The creation and management of user-space processes in Linux have many principles in common with UNIX but also include several unique optimizations specific to Linux. Here, review the life cycle of Linux processes and explore the kernel internals for user process creation, memory management, scheduling, and death.
I’ve never understood why unix/linux process creation is in fact a fork, ie a copy of the original process.
It strikes me as really inefficient, especially process duplication is rarely intended. If the parent and child processes are very different in terms of text (code) and data then this fork mechanism means that the parent and child processes contain code and data that is irrelevant. Sure they can have different execution paths but its still inefficient to allocate and copy this stuff.
Exec() sounds different but in fact replaces the original process.
Am I missing something? And if not why is it this way?
Is thereba way to spawn a child process without copying the parent’s image?
It used to be inefficient, but now it’s not. The fork() just creates a copy-on-write copy of the original process.
If you think about it, it really is two operations: creating a new process, and executing a new program. They don’t often go together. There are many times when it is useful to fork and not exec. And occasionally you want to exec without forking. By having the operations separate, you can do interesting things.
(Apologies for this slightly tangential post.)
Yes. Forking makes a lot of sense, given its copy on write nature. I believe that the “thread mania” of the 2000’s is finally abating, in part because multicore is actually bringing the issue to the fore, to the extent that regular programmers (the foot-soldiers) are faced with actually having to deal with their complexity.
Mapped onto what might be a more familiar metaphor, threads, with their “everything shared by default” approach are like a firewall policy in which you allow everything by default and then block the stuff you think might be evil. You’ve got to think about, list, and address *everything* that might go wrong throughout the entire memory space. With processes, you typically do message passing. Meaning that nothing is shared by default, and what is shared is passed through a clear interface. (The “actor model” is the view I take of process based concurrency.) In that way, it is more like a firewall policy in which you block everything by default, and then allow the things which are necessary.

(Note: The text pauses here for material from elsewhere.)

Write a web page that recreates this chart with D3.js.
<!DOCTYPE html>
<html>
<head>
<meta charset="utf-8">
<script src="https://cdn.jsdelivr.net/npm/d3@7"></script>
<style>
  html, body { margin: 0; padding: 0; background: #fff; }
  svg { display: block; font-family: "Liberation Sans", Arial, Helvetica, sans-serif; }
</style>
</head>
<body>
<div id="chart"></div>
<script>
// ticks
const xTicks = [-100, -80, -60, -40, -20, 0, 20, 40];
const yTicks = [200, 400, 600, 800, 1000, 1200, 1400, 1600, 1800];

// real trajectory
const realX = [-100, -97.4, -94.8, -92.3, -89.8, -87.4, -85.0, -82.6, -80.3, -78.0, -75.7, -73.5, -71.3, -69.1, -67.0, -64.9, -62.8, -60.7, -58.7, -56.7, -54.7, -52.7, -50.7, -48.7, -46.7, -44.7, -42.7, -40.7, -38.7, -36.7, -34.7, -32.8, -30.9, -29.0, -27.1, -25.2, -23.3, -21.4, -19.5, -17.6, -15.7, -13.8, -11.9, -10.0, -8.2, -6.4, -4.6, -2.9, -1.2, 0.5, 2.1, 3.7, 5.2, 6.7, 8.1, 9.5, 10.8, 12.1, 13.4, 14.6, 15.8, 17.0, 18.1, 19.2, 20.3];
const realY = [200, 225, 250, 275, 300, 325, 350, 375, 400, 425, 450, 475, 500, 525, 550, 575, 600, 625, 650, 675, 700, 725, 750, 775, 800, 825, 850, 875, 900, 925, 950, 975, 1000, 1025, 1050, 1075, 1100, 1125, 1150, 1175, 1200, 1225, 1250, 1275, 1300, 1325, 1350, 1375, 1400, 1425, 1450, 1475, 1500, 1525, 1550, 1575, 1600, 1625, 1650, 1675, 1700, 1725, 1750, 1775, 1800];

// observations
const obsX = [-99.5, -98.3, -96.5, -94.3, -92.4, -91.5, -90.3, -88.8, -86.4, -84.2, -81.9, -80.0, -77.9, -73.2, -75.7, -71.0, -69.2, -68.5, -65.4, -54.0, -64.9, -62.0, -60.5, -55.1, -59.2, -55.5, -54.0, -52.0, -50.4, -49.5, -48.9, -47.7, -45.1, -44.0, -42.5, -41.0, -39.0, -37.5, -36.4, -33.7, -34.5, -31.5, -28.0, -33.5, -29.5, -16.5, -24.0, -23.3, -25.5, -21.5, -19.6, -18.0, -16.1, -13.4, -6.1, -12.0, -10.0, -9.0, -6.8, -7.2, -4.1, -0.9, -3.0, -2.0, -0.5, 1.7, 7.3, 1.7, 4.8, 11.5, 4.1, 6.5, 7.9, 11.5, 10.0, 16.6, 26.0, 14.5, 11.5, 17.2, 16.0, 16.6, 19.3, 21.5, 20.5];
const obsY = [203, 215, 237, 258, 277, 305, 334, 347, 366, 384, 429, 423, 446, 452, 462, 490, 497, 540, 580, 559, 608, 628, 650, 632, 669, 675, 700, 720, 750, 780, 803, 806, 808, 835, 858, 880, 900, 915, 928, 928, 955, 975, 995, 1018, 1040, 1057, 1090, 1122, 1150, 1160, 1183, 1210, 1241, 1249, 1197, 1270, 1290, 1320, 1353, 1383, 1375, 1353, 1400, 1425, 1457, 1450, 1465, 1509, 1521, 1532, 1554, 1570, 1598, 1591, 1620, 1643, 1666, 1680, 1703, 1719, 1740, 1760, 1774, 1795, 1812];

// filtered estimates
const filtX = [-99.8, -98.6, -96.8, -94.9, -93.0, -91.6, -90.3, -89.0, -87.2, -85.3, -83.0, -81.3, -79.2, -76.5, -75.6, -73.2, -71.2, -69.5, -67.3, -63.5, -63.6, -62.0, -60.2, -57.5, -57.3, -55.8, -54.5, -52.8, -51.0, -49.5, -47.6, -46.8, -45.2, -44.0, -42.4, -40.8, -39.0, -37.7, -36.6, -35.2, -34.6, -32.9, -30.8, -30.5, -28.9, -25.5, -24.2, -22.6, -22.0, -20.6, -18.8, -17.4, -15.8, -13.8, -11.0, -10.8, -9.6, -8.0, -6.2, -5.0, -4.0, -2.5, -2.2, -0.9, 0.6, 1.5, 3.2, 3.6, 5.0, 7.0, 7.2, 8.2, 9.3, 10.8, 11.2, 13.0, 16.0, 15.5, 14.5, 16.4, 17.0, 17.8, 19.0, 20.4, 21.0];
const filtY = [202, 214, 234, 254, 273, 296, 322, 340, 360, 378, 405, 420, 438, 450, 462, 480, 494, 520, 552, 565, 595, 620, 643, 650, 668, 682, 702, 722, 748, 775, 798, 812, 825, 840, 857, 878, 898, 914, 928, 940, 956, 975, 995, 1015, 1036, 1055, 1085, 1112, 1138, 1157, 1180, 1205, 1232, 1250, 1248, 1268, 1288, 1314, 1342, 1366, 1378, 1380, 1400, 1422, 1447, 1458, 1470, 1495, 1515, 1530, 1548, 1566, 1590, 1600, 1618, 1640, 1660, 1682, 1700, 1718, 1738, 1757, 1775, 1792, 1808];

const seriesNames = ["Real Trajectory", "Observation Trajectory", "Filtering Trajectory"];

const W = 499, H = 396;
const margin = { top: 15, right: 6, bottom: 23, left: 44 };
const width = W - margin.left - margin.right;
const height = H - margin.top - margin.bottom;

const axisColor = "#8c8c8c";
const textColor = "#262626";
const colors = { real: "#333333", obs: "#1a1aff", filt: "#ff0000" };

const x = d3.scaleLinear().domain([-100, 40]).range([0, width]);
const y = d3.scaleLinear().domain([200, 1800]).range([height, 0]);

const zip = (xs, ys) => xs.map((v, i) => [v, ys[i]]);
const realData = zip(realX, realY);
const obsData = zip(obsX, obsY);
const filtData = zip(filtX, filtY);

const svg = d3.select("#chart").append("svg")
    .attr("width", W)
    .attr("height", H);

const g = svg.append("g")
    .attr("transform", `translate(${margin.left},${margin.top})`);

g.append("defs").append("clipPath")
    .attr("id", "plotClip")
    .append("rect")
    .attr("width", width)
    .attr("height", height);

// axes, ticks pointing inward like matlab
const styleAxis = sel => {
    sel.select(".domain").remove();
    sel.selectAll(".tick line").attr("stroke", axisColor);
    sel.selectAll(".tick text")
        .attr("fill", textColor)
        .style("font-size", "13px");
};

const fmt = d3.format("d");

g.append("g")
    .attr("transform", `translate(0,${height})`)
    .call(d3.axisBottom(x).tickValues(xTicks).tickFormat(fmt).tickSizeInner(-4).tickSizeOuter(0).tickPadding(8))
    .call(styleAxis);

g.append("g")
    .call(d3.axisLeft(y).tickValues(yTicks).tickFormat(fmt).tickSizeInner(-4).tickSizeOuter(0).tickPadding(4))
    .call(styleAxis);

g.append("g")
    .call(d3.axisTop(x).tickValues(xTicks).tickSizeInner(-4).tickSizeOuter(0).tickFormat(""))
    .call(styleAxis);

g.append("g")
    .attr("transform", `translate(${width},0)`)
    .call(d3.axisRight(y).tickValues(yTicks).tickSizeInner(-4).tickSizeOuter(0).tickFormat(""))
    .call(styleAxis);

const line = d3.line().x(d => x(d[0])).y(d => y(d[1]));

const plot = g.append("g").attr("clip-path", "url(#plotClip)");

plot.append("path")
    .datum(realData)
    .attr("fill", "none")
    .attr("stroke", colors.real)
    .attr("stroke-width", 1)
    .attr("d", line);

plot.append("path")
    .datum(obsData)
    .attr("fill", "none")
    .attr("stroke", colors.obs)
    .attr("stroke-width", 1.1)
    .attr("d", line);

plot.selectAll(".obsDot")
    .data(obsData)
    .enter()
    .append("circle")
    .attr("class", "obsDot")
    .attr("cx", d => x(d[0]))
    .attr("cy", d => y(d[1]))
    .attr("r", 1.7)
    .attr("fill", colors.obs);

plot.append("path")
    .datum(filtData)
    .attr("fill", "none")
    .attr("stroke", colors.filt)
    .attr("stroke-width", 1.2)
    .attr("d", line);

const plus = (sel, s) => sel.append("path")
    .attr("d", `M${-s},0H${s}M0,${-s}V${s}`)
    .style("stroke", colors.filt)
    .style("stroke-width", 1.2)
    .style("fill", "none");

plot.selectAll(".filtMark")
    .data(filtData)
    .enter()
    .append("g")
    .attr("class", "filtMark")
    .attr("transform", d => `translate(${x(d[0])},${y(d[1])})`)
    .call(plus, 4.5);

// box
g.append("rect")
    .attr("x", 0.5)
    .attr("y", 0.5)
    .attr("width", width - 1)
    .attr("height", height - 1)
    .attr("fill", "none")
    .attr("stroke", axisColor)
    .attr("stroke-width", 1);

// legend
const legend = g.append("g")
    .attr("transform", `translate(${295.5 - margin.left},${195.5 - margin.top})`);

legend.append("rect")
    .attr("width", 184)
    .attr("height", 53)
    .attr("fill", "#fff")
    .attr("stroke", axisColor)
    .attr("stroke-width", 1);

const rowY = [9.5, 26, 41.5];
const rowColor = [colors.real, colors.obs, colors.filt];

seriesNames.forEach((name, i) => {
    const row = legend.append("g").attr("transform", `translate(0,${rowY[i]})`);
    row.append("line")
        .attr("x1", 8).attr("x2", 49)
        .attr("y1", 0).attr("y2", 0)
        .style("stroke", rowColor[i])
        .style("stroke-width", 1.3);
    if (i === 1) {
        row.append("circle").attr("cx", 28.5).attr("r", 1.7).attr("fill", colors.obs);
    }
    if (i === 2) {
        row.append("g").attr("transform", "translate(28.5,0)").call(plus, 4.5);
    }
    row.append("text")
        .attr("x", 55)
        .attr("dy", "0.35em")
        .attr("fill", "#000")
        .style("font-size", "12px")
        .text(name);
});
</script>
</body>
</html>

Another way to look at threads is as a step back in time, to when we didn’t have memory protection. As a programmer of threads, you simply don’t have any of that. It’s up to you to cover all your bases and make sure that one thread doesn’t step on another.
Processes give you back memory protection and make very clear what is being shared. Of course, nothing in computer science is free, and everything is a compromise of some sort. Depending upon what you are doing, the message passing (and create/destroy overhead) of processes and the actor model may have significant performance consequences. And this is where an interesting solution steps in: fibers.

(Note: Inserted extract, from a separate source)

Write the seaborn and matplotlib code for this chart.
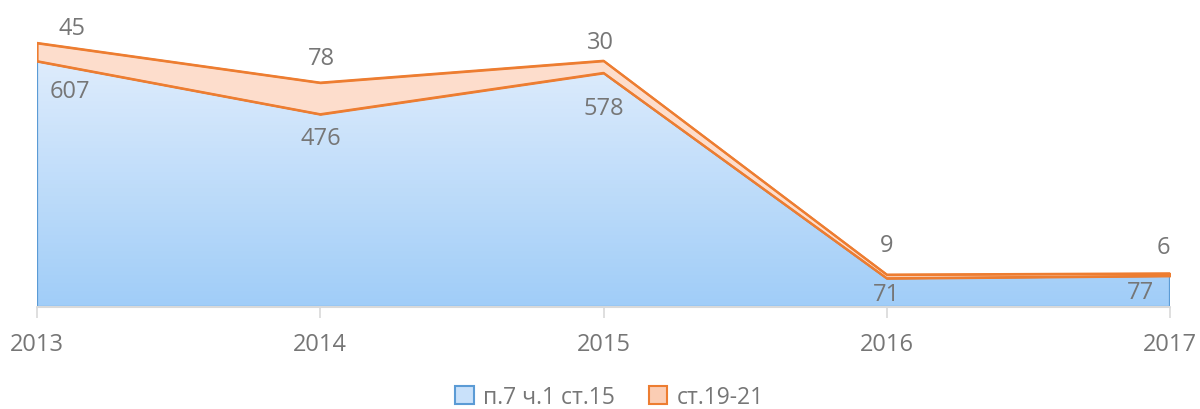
import numpy as np
import pandas as pd
import seaborn as sns
import matplotlib
matplotlib.use("Agg")
import matplotlib.pyplot as plt
from matplotlib.patches import Patch
from matplotlib.colors import LinearSegmentedColormap

# ---- data ----
years = ["2013", "2014", "2015", "2016", "2017"]
p7_st15 = [607, 476, 578, 71, 77]      # п.7 ч.1 ст.15
st19_21 = [45, 78, 30, 9, 6]           # ст.19-21
series_names = ["п.7 ч.1 ст.15", "ст.19-21"]

# label offsets in pixels (styling)
top_offsets = [(35, 15), (1, 25), (-3, 19), (0, 30), (-7, 26)]
bot_offsets = [(33, -30), (1, -24), (0, -35), (0, -16), (-30, -16)]

sns.set_theme(style="white")
plt.rcParams["font.family"] = ["Open Sans", "DejaVu Sans"]

BLUE_EDGE = "#5B9BD5"
ORANGE_EDGE = "#ED7D31"
ORANGE_FILL = "#FDDDCC"
TXT = "#767676"

df = pd.DataFrame({"year": years, "base": p7_st15, "top": st19_21})
df["idx"] = np.arange(len(df))
df["total"] = df["base"] + df["top"]

fig = plt.figure(figsize=(12, 4.1), dpi=100)
ax = fig.add_axes([37 / 1200, 1 - 308 / 410, (1170 - 37) / 1200, 0.6915])
ymax = 700
ax.set_xlim(0, len(df) - 1)
ax.set_ylim(0, ymax)

# blue area with vertical gradient
poly = ax.fill_between(df["idx"], 0, df["base"], facecolor="none",
                       edgecolor=BLUE_EDGE, linewidth=1.6, zorder=2)
cmap = LinearSegmentedColormap.from_list("b", ["#A0CDF8", "#DEECFC"])
grad = np.linspace(0, 1, 256).reshape(-1, 1)
top_b = max(p7_st15)
im = ax.imshow(grad, cmap=cmap, origin="lower", aspect="auto",
               extent=(0, len(df) - 1, 0, top_b), zorder=1)
im.set_clip_path(poly.get_paths()[0], transform=ax.transData)

# orange band
ax.fill_between(df["idx"], df["base"], df["total"], facecolor=ORANGE_FILL,
                edgecolor=ORANGE_EDGE, linewidth=1.6, zorder=3)
sns.lineplot(data=df, x="idx", y="total", color=ORANGE_EDGE, linewidth=1.6,
             ax=ax, zorder=4)
sns.lineplot(data=df, x="idx", y="base", color=ORANGE_EDGE, linewidth=1.6,
             ax=ax, zorder=4)

# axis styling
for s in ax.spines.values():
    s.set_visible(False)
ax.axhline(0, color="#D9D9D9", linewidth=1.5, zorder=5, clip_on=False)
ax.set_yticks([])
ax.set_xticks(df["idx"])
ax.set_xticklabels(years, fontsize=17, color=TXT)
ax.tick_params(axis="x", length=8, width=1.2, color="#D9D9D9", pad=10,
               bottom=True)
ax.set_xlabel("")
ax.set_ylabel("")
ax.grid(False)

# data labels
for i, r in df.iterrows():
    ax.annotate(str(r["top"]), (r["idx"], r["total"]), xytext=top_offsets[i],
                textcoords="offset pixels", ha="center", va="center",
                fontsize=17, color=TXT, zorder=6, annotation_clip=False)
    ax.annotate(str(r["base"]), (r["idx"], r["base"]), xytext=bot_offsets[i],
                textcoords="offset pixels", ha="center", va="center",
                fontsize=17, color=TXT, zorder=6, annotation_clip=False)

handles = [Patch(facecolor="#C9E1FA", edgecolor=BLUE_EDGE, linewidth=1.5),
           Patch(facecolor="#FBCDB4", edgecolor=ORANGE_EDGE, linewidth=1.5)]
fig.legend(handles, series_names, loc="center", bbox_to_anchor=(0.508, 1 - 398 / 410),
           ncol=2, frameon=False, fontsize=16.5, labelcolor=TXT,
           handlelength=0.8, handleheight=0.8, handletextpad=0.4,
           columnspacing=1.5)

fig.savefig("out.png", dpi=100)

A fiber is even lighter than a thread. It’s basically like a thread. All memory is shared by default. But fibers within a process are guaranteed not to be concurrent. A fiber within a process must explicitly yield before another fiber in the same process can run. Fibers within an individual process practice cooperative multitasking. They cannot be preempted by another fiber, and have complete control over when other code that shares their memory space can run. This avoids (most) all of the ugly and complex syncrohization that you have to deal with in threads. Interestingly, it appears to be another step back in time… to the days of cooperative multitasking.
But the combination of processes and the actor model, and optionally, fibers within them, gives the programmer a way to reap all the benefits of memory protection, take advantage of multicore, and avoid and potential, significant, penalties of using processes, and also sidestep most of the pain of using threads. The two strategies, combined, end up looking more like 2 steps back, 10 steps forward.

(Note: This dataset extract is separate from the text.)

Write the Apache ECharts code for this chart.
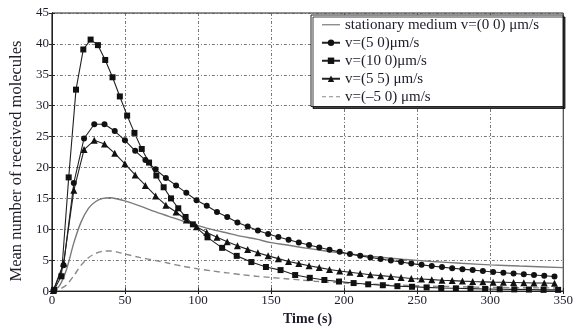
<!DOCTYPE html>
<html><head><meta charset="utf-8">
<script src="https://cdn.jsdelivr.net/npm/echarts@6/dist/echarts.min.js"></script>
<style>html,body{margin:0;padding:0;background:#fff}#c{width:576px;height:331px}</style>
</head><body><div id="c"></div>
<script>
// ---- data ----
const xTicks = [0, 50, 100, 150, 200, 250, 300, 350];
const yTicks = [0, 5, 10, 15, 20, 25, 30, 35, 40, 45];
const seriesNames = [
  'stationary medium v=(0 0) μm/s',
  'v=(5 0)μm/s',
  'v=(10 0)μm/s',
  'v=(5 5) μm/s',
  'v=(–5 0) μm/s'
];
// stationary medium (line only)
const tStat = [0,5,10,15,20,25,30,35,40,45,50,60,70,80,90,100,110,120,130,140,150,160,170,180,190,200,220,240,260,280,300,320,350];
const vStat = [0,0.8,3.5,7.8,11.2,13.4,14.5,15.0,15.1,14.9,14.6,13.8,12.9,12.1,11.3,10.6,9.95,9.4,8.85,8.4,7.85,7.5,7.1,6.75,6.4,6.1,5.6,5.15,4.8,4.5,4.25,4.05,3.8];
// v=(5 0) circles
const tCirc = [1,8,15,22,29,36,43,50,57,64,71,78,85,92,99,106,113,120,127,134,141,148,155,162,169,176,183,190,197,204,211,218,225,232,239,246,253,260,267,274,281,288,295,302,309,316,323,330,337,344];
const vCirc = [0.1,4.2,17.5,24.7,27.0,27.0,25.9,24.4,22.7,21.2,19.7,18.3,17.1,15.9,14.7,13.8,12.8,12.0,11.1,10.45,9.8,9.25,8.75,8.3,7.85,7.45,7.05,6.7,6.35,6.0,5.7,5.45,5.2,4.95,4.7,4.45,4.25,4.05,3.88,3.7,3.55,3.4,3.25,3.1,2.97,2.85,2.72,2.6,2.48,2.37];
// v=(10 0) squares
const tSq = [1.5,6.5,11.5,16.5,21.5,26.5,31.5,36.5,41.5,46.5,51.5,56.5,61.5,66.5,71.5,76.5,81.5,86.5,91.5,96.5,106.5,116.5,126.5,136.5,146.5,156.5,166.5,176.5,186.5,196.5,206.5,216.5,226.5,236.5,246.5,256.5,266.5,276.5,286.5,296.5,306.5,316.5,326.5,336.5,346.5];
const vSq = [0.2,2.4,18.4,32.6,39.1,40.7,39.8,37.4,34.6,31.5,28.4,25.6,23.0,20.8,18.7,16.8,15.0,13.4,12.0,10.8,8.7,7.0,5.7,4.7,3.9,3.4,2.6,2.15,1.8,1.55,1.3,1.1,0.95,0.8,0.7,0.6,0.5,0.45,0.4,0.35,0.3,0.28,0.25,0.2,0.2];
// v=(5 5) triangles
const tTri = tCirc;
const vTri = [0.1,4.5,16.3,22.9,24.4,23.8,22.3,20.6,18.8,17.1,15.4,13.9,12.8,11.5,10.4,9.5,8.7,8.0,7.35,6.75,6.2,5.7,5.25,4.8,4.45,4.1,3.8,3.5,3.25,3.05,2.85,2.65,2.5,2.35,2.2,2.05,1.95,1.85,1.75,1.7,1.62,1.55,1.5,1.45,1.42,1.38,1.35,1.32,1.3,1.28];
// v=(-5 0) dashed
const tNeg = [0,5,10,15,20,25,30,35,40,45,50,60,70,80,90,100,110,120,130,140,150,160,170,180,190,200,220,240,260,280,300,320,350];
const vNeg = [0,0.3,1.0,2.5,4.2,5.4,6.1,6.45,6.5,6.3,6.0,5.45,5.0,4.5,4.0,3.6,3.25,2.95,2.65,2.4,2.2,2.0,1.8,1.6,1.45,1.3,1.1,0.95,0.8,0.7,0.6,0.55,0.5];

const pairs = (t, v) => t.map((x, i) => [x, v[i]]);
const serif = '"Liberation Serif","DejaVu Serif",serif';
const txt = '#1c1c2a';

const chart = echarts.init(document.getElementById('c'), null, {renderer: 'canvas'});
const grid = {left: 44, right: 11, top: 13, bottom: 31, show: true, borderColor: '#222', borderWidth: 1};
const splitStyle = {show: true, lineStyle: {color: '#555', width: 0.8, type: [3, 2, 1, 2]}};

chart.setOption({
  animation: false,
  backgroundColor: '#fff',
  grid: grid,
  xAxis: [{
    type: 'value', min: xTicks[0], max: xTicks[xTicks.length - 1], interval: 50,
    name: 'Time (s)', nameLocation: 'middle', nameGap: 19,
    nameTextStyle: {fontFamily: serif, fontSize: 14, fontWeight: 'bold', color: txt},
    axisLine: {show: true, lineStyle: {color: '#222'}},
    axisTick: {show: true, inside: true, length: 3, lineStyle: {color: '#222'}},
    axisLabel: {fontFamily: serif, fontSize: 13, color: txt, margin: 3},
    splitLine: splitStyle
  }, {
    type: 'value', position: 'top', min: 0, max: 350, interval: 50,
    axisLine: {show: true, lineStyle: {color: '#222'}},
    axisTick: {show: true, inside: true, length: 3, lineStyle: {color: '#222'}},
    axisLabel: {show: false}, splitLine: {show: false}
  }],
  yAxis: [{
    type: 'value', min: yTicks[0], max: yTicks[yTicks.length - 1], interval: 5,
    name: 'Mean number of received molecules', nameLocation: 'middle', nameGap: 22,
    nameTextStyle: {fontFamily: serif, fontSize: 16.5, color: txt, padding: [0, 18, 0, 0]},
    axisLine: {show: true, lineStyle: {color: '#222'}},
    axisTick: {show: true, inside: true, length: 3, lineStyle: {color: '#222'}},
    axisLabel: {fontFamily: serif, fontSize: 13, color: txt, margin: 3},
    splitLine: splitStyle
  }, {
    type: 'value', position: 'right', min: 0, max: 45, interval: 5,
    axisLine: {show: true, lineStyle: {color: '#222'}},
    axisTick: {show: true, inside: true, length: 3, lineStyle: {color: '#222'}},
    axisLabel: {show: false}, splitLine: {show: false}
  }],
  legend: {
    orient: 'vertical', right: 13, top: 15,
    backgroundColor: '#fff', borderColor: '#222', borderWidth: 1,
    shadowColor: 'rgba(0,0,0,0.75)', shadowOffsetX: 2, shadowOffsetY: 2, shadowBlur: 0,
    padding: [2, 6, 2, 10], itemGap: 2.5, itemWidth: 18, itemHeight: 8,
    textStyle: {fontFamily: serif, fontSize: 15, lineHeight: 15.5, color: txt, width: 212},
    data: [
      {name: seriesNames[0], icon: 'path://M0,0h18v1.2h-18z'},
      {name: seriesNames[1]},
      {name: seriesNames[2]},
      {name: seriesNames[3]},
      {name: seriesNames[4], icon: 'path://M0,0h4v1.2h-4z M7,0h4v1.2h-4z M14,0h4v1.2h-4z'}
    ]
  },
  series: [
    {name: seriesNames[0], type: 'line', data: pairs(tStat, vStat), symbol: 'none', smooth: 0.3,
     lineStyle: {color: '#7a7a7a', width: 1.4}, itemStyle: {color: '#7a7a7a'}, z: 2},
    {name: seriesNames[1], type: 'line', data: pairs(tCirc, vCirc), symbol: 'circle', symbolSize: 6,
     lineStyle: {color: '#222', width: 1.1}, itemStyle: {color: '#111'}, z: 3},
    {name: seriesNames[2], type: 'line', data: pairs(tSq, vSq), symbol: 'rect', symbolSize: 6,
     lineStyle: {color: '#222', width: 1.1}, itemStyle: {color: '#111'}, z: 3},
    {name: seriesNames[3], type: 'line', data: pairs(tTri, vTri), symbol: 'triangle', symbolSize: 7,
     lineStyle: {color: '#222', width: 1.1}, itemStyle: {color: '#111'}, z: 3},
    {name: seriesNames[4], type: 'line', data: pairs(tNeg, vNeg), symbol: 'none', smooth: 0.3,
     lineStyle: {color: '#8a8a8a', width: 1.4, type: [6, 4]}, itemStyle: {color: '#8a8a8a'}, z: 2}
  ]
});
</script></body></html>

What does this have to do with the article? Well, in a world of process-based concurrency combined with fibers, the very fast and efficient implementation of fork() in unix in general, and Linux in particular, should give us a leg up on OSes which do not have such an efficient implementation of fork(). So my tangential post has arrived home, in the end. Sort of… 😉
Edited 2008-12-25 21:21 UTC
In a world of multicore heterogeneous platforms (say, CELL, big iron) you usually need to share everything between the different kind of processors within a single program, not protect. “Multicore fibers” are called threads
My experience is not in that area. But I see from your profile that you apparently do. I would be interested if you would care to elaborate upon that.